Result: The flagwaver will come alive with little bursts of energy an it will wave its flag happely ever after.
Step 2: What Do You Need?
- 1 x solar cell. I used a 22mm x 24mm solar cell from www.solarbotics.com . It has an open circuit voltage of 3,4V and a short-circuit current of 12mA.
- 1 x 4700uF capacitor.
- 1 x 2N3904 transistor.
- 1 x 2N3906 transistor.
- 1 x 1381E Voltage supervisor. The 'E' stands for the voltage at which the IC trips. In this case it is 2,2V.
- 1 x motor. I salvaged mine from a DVD-player.
- 1 x 2.2kOhm resistor.
- Some wires to connect everything up. Also salvaged from some electronics junk.
- Glue. Can be hot-melt or construction-kit or whatever you fancy as long as it is sticky enough to hold all the parts together
- A Flag. What else would it wave with
Appart from this list, you'll need a soldering iron, solder and something to cut the wires.
Step 3: Connecting the Capacitor to the Solar Cell.
- Bend the leads in a way so that they fit onto the + and - pads on the solar cell. Make sure that the negative lead is connected to the negative pad and the positive to the positive pad.

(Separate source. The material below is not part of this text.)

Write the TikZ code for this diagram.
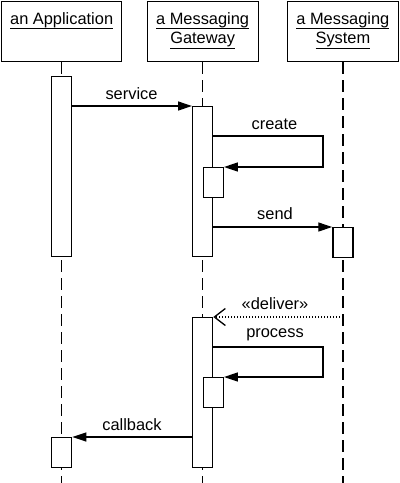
\documentclass[tikz,border=0pt]{standalone}
\usepackage{fontspec}
\setmainfont{Liberation Sans}
\usetikzlibrary{arrows.meta}
\newcommand{\objname}[1]{{\setbox0\hbox{#1}\dp0=0.8pt\underline{\box0}}}

\begin{document}
\begin{tikzpicture}[x=0.5pt, y=-0.5pt, line width=0.65pt,
    font=\fontsize{8.2}{9.75}\selectfont,
    obj/.style={draw, minimum width=60pt, minimum height=30pt, anchor=north west, inner sep=0pt},
    bar/.style={draw, fill=white, minimum width=10pt, anchor=north, inner sep=0pt},
    life/.style={dash pattern=on 6pt off 3pt},
    msg/.style={-{Triangle[length=7pt,width=4.5pt]}},
    reply/.style={dash pattern=on 0.5pt off 1pt, -{Straight Barb[length=5.5pt,width=8.5pt]}},
    txt/.style={anchor=base, inner sep=0pt}]
    \useasboundingbox (0,0) rectangle (400,483);

    \node[obj] (app) at (1,1) {};
    \node[obj, minimum width=55.5pt] (gw) at (146.5,1) {};
    \node[obj, minimum width=55.75pt] (sys) at (286.5,1) {};

    \node[txt] (appT) at (app.south |- 0,24) {\objname{an Application}};
    \node[txt] (gwT1) at (gw.south |- 0,24) {\objname{a Messaging}};
    \node[txt] (gwT2) at (gw.south |- 0,43.5) {\objname{Gateway}};
    \node[txt] (sysT1) at (sys.south |- 0,24) {\objname{a Messaging}};
    \node[txt] (sysT2) at (sys.south |- 0,43.5) {\objname{System}};

    \draw[life] (app.south) -- (app.south |- 0,483);
    \draw[life] (gw.south) -- (gw.south |- 0,483);
    \draw[life] (sys.south) -- (sys.south |- 0,483);

    \node[bar, minimum height=90pt] (appA) at (app.south |- 0,76) {};
    \node[bar, minimum height=75pt] (gwA) at (gw.south |- 0,106) {};
    \node[bar, anchor=north west, minimum height=15pt] (gwB) at (gw.south |- 0,167) {};
    \node[bar, minimum height=15pt] (sysA) at (sys.south |- 0,227) {};
    \node[bar, minimum height=75pt] (gwC) at (gw.south |- 0,317) {};
    \node[bar, anchor=north west, minimum height=15pt] (gwD) at (gw.south |- 0,377) {};
    \node[bar, minimum height=15pt] (appB) at (app.south |- 0,437) {};

    \draw[msg] (appA.east |- gwA.north) -- (gwA.north west);
    \draw[msg] (gwA.east |- 0,136) -| (323,167) -- (gwB.north east);
    \draw[msg] (gwA.east |- sysA.north) -- (sysA.north west);
    \draw[reply] (sys.south |- gwC.north) -- (gwC.north east);
    \draw[msg] (gwC.east |- 0,347) -| (323,377) -- (gwD.north east);
    \draw[msg] (gwC.west |- appB.north) -- (appB.north east);

    \node[txt] (serviceL) at (131.5,99) {service};
    \node[txt] (createL) at (274.5,129) {create};
    \node[txt] (sendL) at (275,219) {send};
    \node[txt] (deliverL) at (275,309) {«deliver»};
    \node[txt] (processL) at (275,337) {process};
    \node[txt] (callbackL) at (132,430) {callback};
\end{tikzpicture}
\end{document}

- Glue the capacitor to the solar cell.
- Solder the leads onto the pads.
Step 4: Building Up the Brains.
- Glue the 2 transistors and the 1381 together as shown in the images.
- Connect the leads as shown in the second picture. Do this by bending one of the lead towards the other and solder them together. After the soldering you can cut the leads close to theire connectonpoint.
- The rectangle in the second picture is the resistor. Glue it to the side of the 2N3904 and solder the leads.
- You should end up with something like in picture 3. Don't worry about the motor and the positive and negative connection yet. That will come in another step.
Step 5: Attaching the Brains.
- Glue the 'brain' to the capacitor as close as possible to the negative lead of the capacitor.
- Bend the lead down and solder it to the brain on the appropriate spot (see picture). if you can't reach the brain with the lead you will need a small piece of wire to do the connection.
- Connect a wire to the positive connectionpoint. We'll need that later.
Step 6: Making It Wave!
Well if we want this thingy to wave a flag, we'll need to connect one more thing: the motor (and a flag).
- Glue the motor to the capacitor. The metal casing of the motor isn't always very easy to glue so I used some heatshrinking tube around it to make it stick better.
- Solder the loose wire (coming from the positive connectionpoint of the brain) onto one of the terminals of the motor.
- Connect a wire from that same terminal to the positive lead of the capacitor. You can cut the unused part of the lead after that.
- Now we just need one more connection. use another piece of wire to connect the second terminal of the motor with the correct lead on the 2N3904 (see picture).
- Now you can attach a flag to the shaft of the motor. Choose any flag you like. I won't help you there. I attached mine with some heatshrinking tube. I used multiple layers of it until the flag was connected firmly.
Step 7: Testing It.
Place you flagwaver under a bright light (as bright as you can find). It should start waving at you within 1 or 2 min. If it doesn't do that, something went wrong.
First thing to check then are all your connections. Maybe some wire is not attached.
Check also the leads of the brain. They should not touch each other on other spots than the connectionpoints.
Those are the two big things to go wrong. Normally by checking them you should find the cause of your troubles.